▶ **REQUEST**
Using the records that follow, reproduce exactly the lines starting at the line containing "What D3.js code" and ending at the line containing "const representaParcialmente = [43.33, 42.4];". Include both end lines and no pictures.

▶ **RECORDS SUPPLIED**
----

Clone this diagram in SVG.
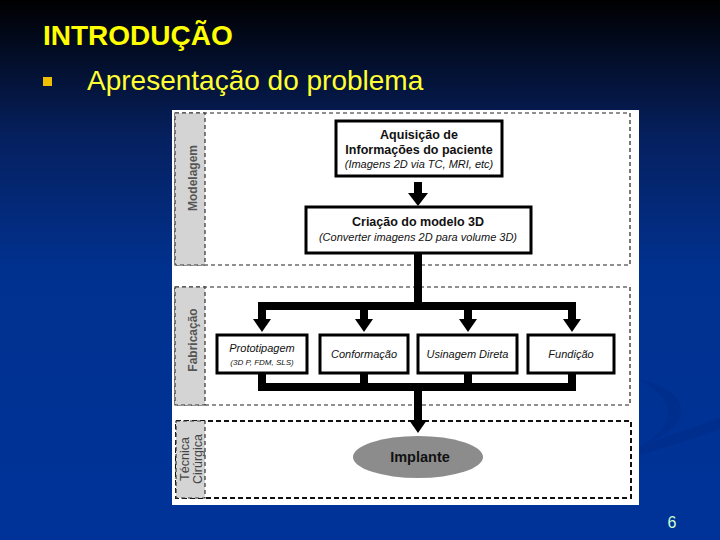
<svg xmlns="http://www.w3.org/2000/svg" width="720" height="540" viewBox="0 0 720 540">
<defs>
<linearGradient id="bg" x1="0" y1="0" x2="0" y2="1">
<stop offset="0" stop-color="#000000"/>
<stop offset="0.25" stop-color="#06205e"/>
<stop offset="0.5" stop-color="#00318f"/>
<stop offset="1" stop-color="#003399"/>
</linearGradient>
<marker id="ah" viewBox="0 0 13 20" refX="0" refY="10" markerWidth="13" markerHeight="20" markerUnits="userSpaceOnUse" orient="auto">
<path d="M0,0 L13,10 L0,20 z" fill="#000"/>
</marker>
<marker id="ahs" viewBox="0 0 13 18" refX="0" refY="9" markerWidth="13" markerHeight="18" markerUnits="userSpaceOnUse" orient="auto">
<path d="M0,0 L13,9 L0,18 z" fill="#000"/>
</marker>
</defs>
<style>
.title{font-family:"Liberation Sans",Arial,sans-serif;font-weight:bold;font-size:28px;fill:#ffff00}
.bullet{font-family:"Liberation Sans",Arial,sans-serif;font-size:28px;fill:#ffff33}
.box{fill:#fff;stroke:#000;stroke-width:3}
.zone{fill:none;stroke:#222;stroke-width:1.2;stroke-dasharray:4 3}
.zone2{fill:none;stroke:#111;stroke-width:2;stroke-dasharray:5 3}
.strip{fill:#d4d4d4;stroke:#333;stroke-width:1.2;stroke-dasharray:4 3}
.b{font-family:"Liberation Sans",Arial,sans-serif;font-weight:bold;font-size:12.5px;fill:#111;text-anchor:middle}
.i{font-family:"Liberation Sans",Arial,sans-serif;font-style:italic;font-size:11px;fill:#111;text-anchor:middle}
.lab{font-family:"Liberation Sans",Arial,sans-serif;font-weight:bold;font-size:12px;fill:#555;text-anchor:middle}
.lab2{font-family:"Liberation Sans",Arial,sans-serif;font-size:12.5px;fill:#444;text-anchor:middle}
.con{fill:none;stroke:#000;stroke-width:8;stroke-linejoin:miter}
</style>
<rect x="0" y="0" width="720" height="540" fill="url(#bg)"/>
<path d="M640,380 C690,390 700,425 640,446 C680,425 675,398 640,380 z" fill="#002a85" opacity="0.45"/>
<path d="M640,446 L720,418 L720,430 L640,455 z" fill="#002a85" opacity="0.45"/>
<text class="title" x="43" y="45">INTRODUÇÃO</text>
<rect x="43" y="77" width="9" height="9" fill="#f0c000"/>
<text class="bullet" x="87" y="90">Apresentação do problema</text>
<rect x="172" y="110" width="467" height="395" fill="#ffffff"/>
<g id="zone-modelagem">
<rect class="zone" x="175" y="113" width="455" height="152"/>
<rect class="strip" x="175" y="113" width="30" height="152"/>
<text class="lab" transform="translate(197,178) rotate(-90)">Modelagem</text>
</g>
<g id="zone-fabricacao">
<rect class="zone" x="175" y="287" width="455" height="118"/>
<rect class="strip" x="175" y="287" width="30" height="118"/>
<text class="lab" transform="translate(197,340) rotate(-90)">Fabricação</text>
</g>
<g id="zone-tecnica">
<rect class="zone2" x="176" y="421" width="455" height="77"/>
<rect class="strip" x="176" y="421" width="29" height="77"/>
<text class="lab2" transform="translate(189,459) rotate(-90)">Técnica</text>
<text class="lab2" transform="translate(202,459) rotate(-90)">Cirúrgica</text>
</g>
<g id="connectors">
<path class="con" d="M418,182 V193" marker-end="url(#ah)"/>
<path class="con" d="M418,253 V306"/>
<path class="con" d="M258,306 H576"/>
<path class="con" d="M262,302 V319" marker-end="url(#ahs)"/>
<path class="con" d="M364,306 V319" marker-end="url(#ahs)"/>
<path class="con" d="M468,306 V319" marker-end="url(#ahs)"/>
<path class="con" d="M572,302 V319" marker-end="url(#ahs)"/>
<path class="con" d="M262,373 V391"/>
<path class="con" d="M364,373 V387"/>
<path class="con" d="M468,373 V387"/>
<path class="con" d="M572,373 V391"/>
<path class="con" d="M258,387 H576"/>
<path class="con" d="M418,387 V420" marker-end="url(#ahs)"/>
</g>
<g id="node-aquisicao">
<rect class="box" x="336" y="121" width="166" height="55"/>
<text class="b" x="419" y="139">Aquisição de</text>
<text class="b" x="419" y="154">Informações do paciente</text>
<text class="i" x="419" y="168">(Imagens 2D via TC, MRI, etc)</text>
</g>
<g id="node-criacao">
<rect class="box" x="306" y="207" width="225" height="46"/>
<text class="b" x="418" y="226">Criação do modelo 3D</text>
<text class="i" x="418" y="241">(Converter imagens 2D para volume 3D)</text>
</g>
<g id="node-prototipagem">
<rect class="box" x="217" y="335" width="90" height="38"/>
<text class="i" x="262" y="352">Prototipagem</text>
<text class="i" x="262" y="365" style="font-size:8px">(3D P, FDM, SLS)</text>
</g>
<g id="node-conformacao">
<rect class="box" x="320" y="335" width="88" height="38"/>
<text class="i" x="364" y="358">Conformação</text>
</g>
<g id="node-usinagem">
<rect class="box" x="418" y="335" width="99" height="38"/>
<text class="i" x="467.5" y="358">Usinagem Direta</text>
</g>
<g id="node-fundicao">
<rect class="box" x="528" y="335" width="86" height="38"/>
<text class="i" x="571" y="358">Fundição</text>
</g>
<g id="node-implante">
<ellipse cx="418" cy="457" rx="65" ry="21" fill="#8c8c8c"/>
<text class="b" x="420" y="462" style="font-size:14.5px">Implante</text>
</g>
<text x="672" y="528" font-family="Liberation Sans, Arial, sans-serif" font-size="16" fill="#ccffcc" text-anchor="middle">6</text>
</svg>
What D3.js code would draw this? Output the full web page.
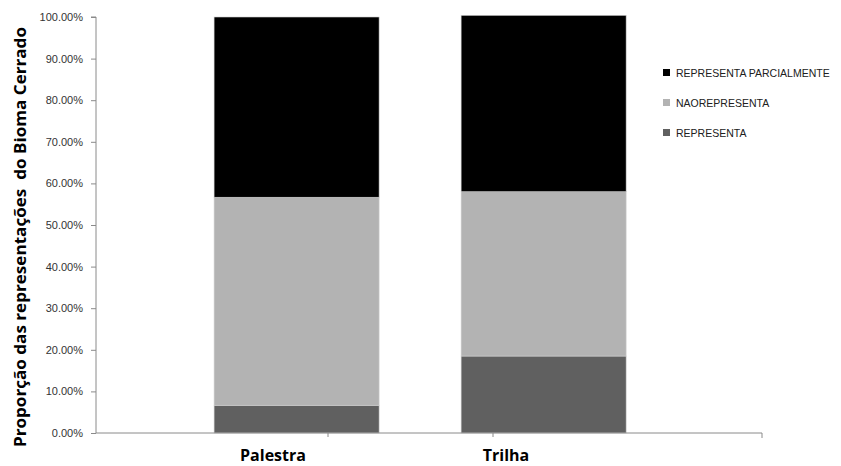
<!DOCTYPE html>
<html>
<head>
<meta charset="utf-8">
<script src="https://cdn.jsdelivr.net/npm/d3@7"></script>
<style>
  html, body { margin: 0; padding: 0; background: #fff; }
  svg { display: block; }
</style>
</head>
<body>
<svg id="chart" width="841" height="466"></svg>
<script>
// Categories and stacked shares (percent) per category
const categories = ["Palestra", "Trilha"];
const representa = [6.67, 18.5];
const naoRepresenta = [50.0, 39.5];
const representaParcialmente = [43.33, 42.4];

// Series order bottom to top, with legend names
const seriesNames = ["REPRESENTA", "NAOREPRESENTA", "REPRESENTA PARCIALMENTE"];
const seriesValues = [representa, naoRepresenta, representaParcialmente];
const seriesColors = ["#606060", "#b3b3b3", "#000000"];

// Y tick values (percent)
const yTicks = [0, 10, 20, 30, 40, 50, 60, 70, 80, 90, 100];

const svg = d3.select("#chart");
const plot = { left: 96, right: 762, top: 17, bottom: 433 };

const y = d3.scaleLinear().domain([0, 100]).range([plot.bottom, plot.top]);
const x = d3.scaleBand()
  .domain(categories)
  .range([plot.left, plot.right])
  .paddingInner(0.332)
  .paddingOuter(0.514)
  .align(0.465);

// Stack the series into rows per category
const rows = categories.map((c, i) => {
  const r = { category: c };
  seriesNames.forEach((s, j) => { r[s] = seriesValues[j][i]; });
  return r;
});
const stacked = d3.stack().keys(seriesNames)(rows);

const g = svg.append("g");
stacked.forEach((layer, j) => {
  g.selectAll(null)
    .data(layer)
    .join("rect")
    .attr("x", d => x(d.data.category))
    .attr("width", x.bandwidth())
    .attr("y", d => y(d[1]))
    .attr("height", d => y(d[0]) - y(d[1]))
    .attr("fill", seriesColors[j])
    .attr("stroke", "#d0d0d0")
    .attr("stroke-width", 0.6);
});

// Y axis
const yAxis = d3.axisLeft(y)
  .tickValues(yTicks)
  .tickSize(5)
  .tickPadding(8)
  .tickFormat(d => d.toFixed(2) + "%");
const yg = svg.append("g")
  .attr("transform", `translate(${plot.left},0)`)
  .call(yAxis);
yg.select(".domain").attr("stroke", "#8a8a8a").attr("d", `M-5,${plot.top}H0V${plot.bottom}`);
yg.selectAll(".tick line").attr("stroke", "#8a8a8a");
yg.selectAll(".tick text")
  .attr("fill", "#333")
  .style("font-family", "'Liberation Sans', Arial, sans-serif")
  .style("font-size", "11px");

// X axis baseline with category ticks
const xTickScale = d3.scalePoint().domain(categories).range([328, 493]);
const xLabelScale = d3.scalePoint().domain(categories).range([273, 506]);
const xg = svg.append("g");
xg.append("line")
  .attr("x1", plot.left).attr("x2", plot.right)
  .attr("y1", plot.bottom).attr("y2", plot.bottom)
  .attr("stroke", "#8a8a8a");
xg.append("line")
  .attr("x1", plot.right).attr("x2", plot.right)
  .attr("y1", plot.bottom).attr("y2", plot.bottom + 5)
  .attr("stroke", "#8a8a8a");
xg.selectAll(".ctick")
  .data(categories)
  .join("line")
  .attr("x1", d => xTickScale(d)).attr("x2", d => xTickScale(d))
  .attr("y1", plot.bottom).attr("y2", plot.bottom + 4)
  .attr("stroke", "#8a8a8a");
xg.selectAll(".clabel")
  .data(categories)
  .join("text")
  .attr("x", d => xLabelScale(d))
  .attr("y", 461)
  .attr("text-anchor", "middle")
  .attr("fill", "#000")
  .style("font-family", "'Open Sans', sans-serif")
  .style("font-weight", "bold")
  .style("font-size", "16px")
  .text(d => d);

// Y axis title
svg.append("text")
  .attr("transform", `translate(26,${(plot.top + plot.bottom) / 2 + 12}) rotate(-90)`)
  .attr("text-anchor", "middle")
  .attr("fill", "#000")
  .attr("textLength", 420)
  .attr("lengthAdjust", "spacingAndGlyphs")
  .attr("xml:space", "preserve")
  .style("font-family", "'Open Sans', sans-serif")
  .style("font-weight", "bold")
  .style("font-size", "16.5px")
  .style("white-space", "pre")
  .text("Proporção das representações  do Bioma Cerrado");

// Legend, top entry is the top series
const legendOrder = seriesNames.map((s, j) => ({ name: s, color: seriesColors[j] })).reverse();
const legend = svg.append("g").attr("transform", "translate(663,73)");
const items = legend.selectAll("g")
  .data(legendOrder)
  .join("g")
  .attr("transform", (d, i) => `translate(0,${i * 30})`);
items.append("rect")
  .attr("x", 0).attr("y", -4)
  .attr("width", 7).attr("height", 7)
  .attr("fill", d => d.color);
items.append("text")
  .attr("x", 13).attr("y", 4)
  .attr("fill", "#202020")
  .style("font-family", "'Liberation Sans', Arial, sans-serif")
  .style("font-size", "10.5px")
  .text(d => d.name);
</script>
</body>
</html>
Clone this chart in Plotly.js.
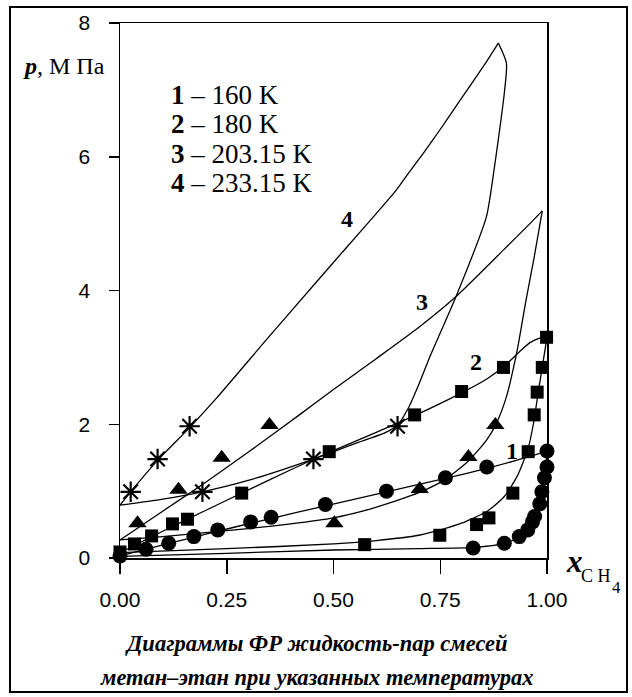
<!DOCTYPE html>
<html>
<head>
<meta charset="utf-8">
<script src="https://cdn.plot.ly/plotly-3.0.1.min.js"></script>
<style>
html,body{margin:0;padding:0;background:#fff;}
#chart{width:632px;height:697px;}
</style>
</head>
<body>
<div id="chart"></div>
<script>
// ---- data (x = mole fraction CH4, p = MPa) ----
const xTicks = [0, 0.25, 0.5, 0.75, 1.0];
const xTickLabels = ["0.00", "0.25", "0.50", "0.75", "1.00"];
const yTicks = [0, 2, 4, 6, 8];
const yTickLabels = ["0", "2", "4", "6", "8"];

const legendLines = ["<b>1</b> – 160 K", "<b>2</b> – 180 K", "<b>3</b> – 203.15 K", "<b>4</b> – 233.15 K"];
const curveLabels = ["1", "2", "3", "4"];

// computed curves (bubble = upper branch, dew = lower branch)
const c1BubbleX = [0, 0.06, 0.114, 0.172, 0.229, 0.306, 0.353, 0.481, 0.624, 0.762, 0.859, 0.95, 1.0];
const c1BubbleP = [0.03, 0.13, 0.22, 0.31, 0.40, 0.52, 0.59, 0.78, 0.99, 1.19, 1.34, 1.50, 1.60];
const c1DewX = [0, 0.25, 0.5, 0.7, 0.83, 0.9, 0.935, 0.955, 0.968, 0.977, 0.985, 0.991, 0.996, 1.0];
const c1DewP = [0.025, 0.07, 0.12, 0.14, 0.16, 0.22, 0.31, 0.42, 0.55, 0.68, 0.86, 1.05, 1.30, 1.60];

const c2BubbleX = [0, 0.1, 0.2, 0.285, 0.4, 0.49, 0.6, 0.69, 0.8, 0.86, 0.9, 0.935, 0.96, 0.985, 1.0];
const c2BubbleP = [0.08, 0.40, 0.71, 0.97, 1.32, 1.58, 1.88, 2.13, 2.47, 2.68, 2.87, 3.08, 3.22, 3.29, 3.30];
const c2DewX = [0, 0.25, 0.5, 0.6, 0.7, 0.75, 0.8, 0.86, 0.9, 0.93, 0.955, 0.968, 0.98, 0.99, 1.0];
const c2DewP = [0.08, 0.14, 0.21, 0.26, 0.34, 0.42, 0.52, 0.70, 0.92, 1.22, 1.62, 2.0, 2.5, 2.9, 3.3];

const c3BubbleX = [0, 0.1, 0.2, 0.3, 0.42, 0.5, 0.6, 0.7, 0.787, 0.897, 0.96, 0.989];
const c3BubbleP = [0.27, 0.70, 1.13, 1.58, 2.14, 2.52, 2.98, 3.45, 3.91, 4.60, 5.0, 5.19];
const c3DewX = [0, 0.1, 0.2, 0.3, 0.4, 0.5, 0.568, 0.63, 0.701, 0.763, 0.816, 0.858, 0.879, 0.904, 0.93, 0.951, 0.97, 0.989];
const c3DewP = [0.27, 0.32, 0.38, 0.44, 0.51, 0.60, 0.70, 0.82, 0.98, 1.18, 1.45, 1.76, 1.98, 2.39, 3.1, 3.86, 4.5, 5.19];

const c4BubbleX = [0, 0.025, 0.088, 0.163, 0.226, 0.345, 0.463, 0.53, 0.6, 0.647, 0.674, 0.709, 0.749, 0.795, 0.858, 0.886];
const c4BubbleP = [0.79, 0.99, 1.46, 1.95, 2.39, 3.28, 4.15, 4.64, 5.15, 5.50, 5.74, 6.04, 6.40, 6.83, 7.42, 7.70];
const c4DewX = [0, 0.1, 0.193, 0.3, 0.453, 0.55, 0.62, 0.65, 0.675, 0.70, 0.725, 0.787, 0.858, 0.877, 0.889, 0.9, 0.905, 0.886];
const c4DewP = [0.79, 0.88, 0.99, 1.16, 1.48, 1.71, 1.87, 1.99, 2.24, 2.60, 3.0, 3.91, 5.10, 5.85, 6.40, 6.95, 7.40, 7.70];

// experimental points
const t1X = [0, 0.061, 0.114, 0.173, 0.229, 0.306, 0.354, 0.481, 0.624, 0.762, 0.859, 1.0, 0.827, 0.9, 0.935, 0.955, 0.966, 0.971, 0.983, 0.988, 0.994, 1.0];
const t1P = [0.03, 0.13, 0.22, 0.32, 0.42, 0.54, 0.61, 0.80, 1.00, 1.20, 1.36, 1.60, 0.15, 0.22, 0.32, 0.42, 0.54, 0.62, 0.81, 0.99, 1.20, 1.36];
const t2X = [0, 0.034, 0.074, 0.123, 0.158, 0.285, 0.49, 0.69, 0.80, 0.898, 0.999, 0.573, 0.749, 0.835, 0.864, 0.92, 0.956, 0.970, 0.977, 0.989];
const t2P = [0.09, 0.21, 0.33, 0.51, 0.58, 0.97, 1.59, 2.14, 2.49, 2.85, 3.30, 0.20, 0.34, 0.50, 0.60, 0.97, 1.59, 2.14, 2.48, 2.85];
const t3X = [0.041, 0.137, 0.238, 0.350, 0.502, 0.702, 0.816, 0.879];
const t3P = [0.52, 1.02, 1.50, 1.99, 0.52, 1.03, 1.51, 1.99];
const t4X = [0.025, 0.088, 0.163, 0.193, 0.453, 0.650];
const t4P = [0.99, 1.48, 1.97, 0.99, 1.48, 1.97];

// ---- helpers ----
const L = 120, T = 23, W = 427, H = 535;
const pxX = v => (v - L) / W;
const pxY = v => (T + H - v) / H;
const SERIF = "Liberation Serif, Times New Roman, serif";
const SANS = "Liberation Sans, Arial, sans-serif";
const NB = "\u00A0";

const lineStyle = {color: "#000", width: 1.3, shape: "spline", smoothing: 0.6};
function curve(x, y) { return {x, y, mode: "lines", line: lineStyle, hoverinfo: "skip", cliponaxis: false}; }
const traces = [
  curve(c1BubbleX, c1BubbleP), curve(c1DewX, c1DewP),
  curve(c2BubbleX, c2BubbleP), curve(c2DewX, c2DewP),
  curve(c3BubbleX, c3BubbleP), curve(c3DewX, c3DewP),
  curve(c4BubbleX, c4BubbleP), curve(c4DewX, c4DewP),
  {x: t1X, y: t1P, mode: "markers", cliponaxis: false, marker: {symbol: "circle", size: 15, color: "#000"}},
  {x: t2X, y: t2P, mode: "markers", cliponaxis: false, marker: {symbol: "square", size: 13, color: "#000"}},
  {x: t3X, y: t3P, mode: "markers", cliponaxis: false, marker: {symbol: "triangle-up", size: 16, color: "#000"}},
  {x: t4X, y: t4P, mode: "markers", cliponaxis: false, marker: {symbol: "asterisk-open", size: 17, color: "#000", line: {color: "#000", width: 2.2}}}
];

const ann = [];
// legend block
const legendY = [94.5, 124, 154, 183];
legendLines.forEach((t, i) => ann.push({xref: "paper", yref: "paper", x: pxX(169), y: pxY(legendY[i]), xanchor: "left", yanchor: "middle", text: t, showarrow: false, font: {family: SERIF, size: 27, color: "#000"}}));
// curve number labels
const labelPos = [[511.7, 451], [475.5, 362], [422, 302], [347.3, 219]];
curveLabels.forEach((t, i) => ann.push({xref: "paper", yref: "paper", x: pxX(labelPos[i][0]), y: pxY(labelPos[i][1]), xanchor: "center", yanchor: "middle", text: "<b>" + t + "</b>", showarrow: false, font: {family: SERIF, size: 24, color: "#000"}}));
// axis titles
ann.push({xref: "paper", yref: "paper", x: pxX(21), y: pxY(66), xanchor: "left", yanchor: "middle", text: "<b><i>p</i></b>," + NB + "М" + NB + "Па", showarrow: false, font: {family: SERIF, size: 24, color: "#000"}});
ann.push({xref: "paper", yref: "paper", x: pxX(574.5), y: pxY(561), xanchor: "center", yanchor: "middle", text: "<b><i>x</i></b>", showarrow: false, font: {family: SERIF, size: 31, color: "#000"}});
ann.push({xref: "paper", yref: "paper", x: pxX(596), y: pxY(576), xanchor: "center", yanchor: "middle", text: "C H", showarrow: false, font: {family: SERIF, size: 18, color: "#000"}});
ann.push({xref: "paper", yref: "paper", x: pxX(616.5), y: pxY(587), xanchor: "center", yanchor: "middle", text: "4", showarrow: false, font: {family: SERIF, size: 17, color: "#000"}});
// caption
ann.push({xref: "paper", yref: "paper", x: pxX(316), y: pxY(643), xanchor: "center", yanchor: "middle", text: "<b><i>Диаграммы ФР жидкость-пар смесей</i></b>", showarrow: false, font: {family: SERIF, size: 22.5, color: "#000"}});
ann.push({xref: "paper", yref: "paper", x: pxX(316), y: pxY(677), xanchor: "center", yanchor: "middle", text: "<b><i>метан–этан при указанных температурах</i></b>", showarrow: false, font: {family: SERIF, size: 22.5, color: "#000"}});

const layout = {
  width: 632, height: 697,
  margin: {l: L, r: 632 - L - W, t: T, b: 697 - T - H, pad: 0},
  paper_bgcolor: "#fff", plot_bgcolor: "#fff",
  showlegend: false,
  xaxis: {range: [0, 1], showgrid: false, zeroline: false, showline: true, mirror: true, linecolor: "#000", linewidth: 1.5,
          ticks: "outside", ticklen: 14, tickwidth: 1.5, tickcolor: "#000", tickvals: xTicks, ticktext: xTickLabels,
          tickfont: {family: SANS, size: 21, color: "#000"}, ticklabelstandoff: 8, fixedrange: true},
  yaxis: {range: [0, 8], showgrid: false, zeroline: false, showline: true, mirror: true, linecolor: "#000", linewidth: 1.5,
          ticks: "outside", ticklen: 10, tickwidth: 1.5, tickcolor: "#000", tickvals: yTicks, ticktext: yTickLabels,
          tickfont: {family: SANS, size: 21, color: "#000"}, ticklabelstandoff: 14, fixedrange: true},
  annotations: ann,
  shapes: [{type: "rect", xref: "paper", yref: "paper", x0: pxX(10), x1: pxX(627), y0: pxY(692), y1: pxY(7), line: {color: "#000", width: 2}, fillcolor: "rgba(0,0,0,0)", layer: "below"}]
};

Plotly.newPlot("chart", traces, layout, {staticPlot: true, displayModeBar: false});
</script>
</body>
</html>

----

▶ **ANSWER TO THIS PROBLEM**
What D3.js code would draw this? Output the full web page.
<!DOCTYPE html>
<html>
<head>
<meta charset="utf-8">
<script src="https://cdn.jsdelivr.net/npm/d3@7"></script>
<style>
  html, body { margin: 0; padding: 0; background: #fff; }
  svg { display: block; }
</style>
</head>
<body>
<svg id="chart" width="841" height="466"></svg>
<script>
// Categories and stacked shares (percent) per category
const categories = ["Palestra", "Trilha"];
const representa = [6.67, 18.5];
const naoRepresenta = [50.0, 39.5];
const representaParcialmente = [43.33, 42.4];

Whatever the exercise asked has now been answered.